To understand the problem (and its scale - Graef reports that one in three British men will have been convicted of a non-motoring criminal offence by the time they're 30), you have to talk at length to the offenders themselves, and it is Graef's interviews that make up the core of this book.

We meet Johnnie, 20, who likes nicking wallets from jackets and playing the fruit machines on the South coast; Johnnie wants to be an office junior and earn pounds 90 a week. We hear from Stan, who trades in dodgy pounds 20 notes, makes lamps in woodwork, and 'needs' pounds 200 a week to stop offending. And then there's Winston, 19, soft-spoken, a third-rate burglar who thinks the world is coming to an end and fears the worst for his nine-year-old nephew, already involved in crime. These blokes are typical: small-timers doing crimes out of need, but also for adrenalin and fun.

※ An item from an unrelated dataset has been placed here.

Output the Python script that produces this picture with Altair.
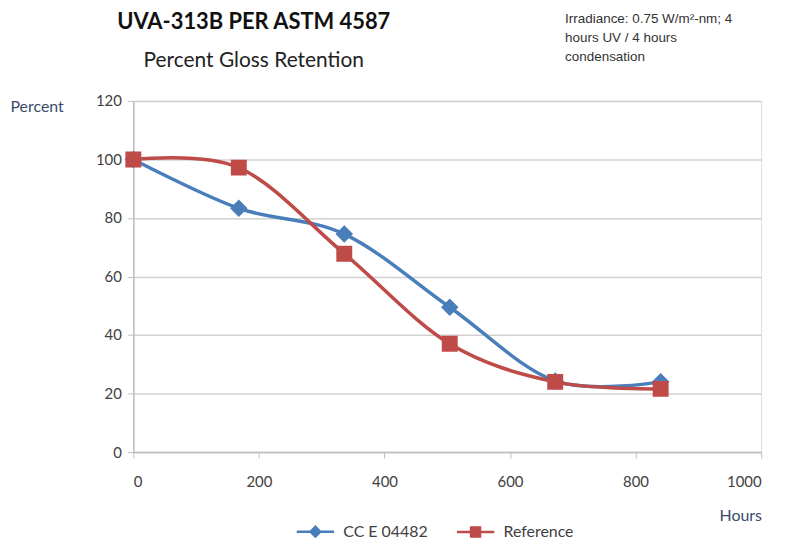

We meet them at Sherborne House, a model intensive day-centre, the showcase for the inner London probation service. With the short sharp shock discredited, and research suggesting that most judges believe that prison neither deters nor reforms, this kind of place is perceived as the future: lots of self-analysis and group discussion, sailing trips and go-karting, and professionals who say things like 'he's a Rolls- Royce engine not attached to anything' trying to help lads distinguish right from wrong.

Graef went back to talk to his subjects a year after their 10-week probationary course, to find that only a little had changed. Most of them still stole, but they thought about the consequences for a while; or they stole and no longer went joyriding.

This is a rewarding read, honest and brutal with glints of optimism. A solution? Nothing outrageous, Graef concludes: more jobs, better training, more work with families in an attempt to tackle the roots of criminality. Courses like Sherborne House seem a good start, but then you listen to Mark, and it's too little, too late: 'It seems that all they were doing was putting questions to us and waiting for answers. If people have been going out doing burglaries and stuff since they were 12, you can't change them. I mean, people were getting nicked while they were at Sherborne House . . .' Shame. Clever bloke.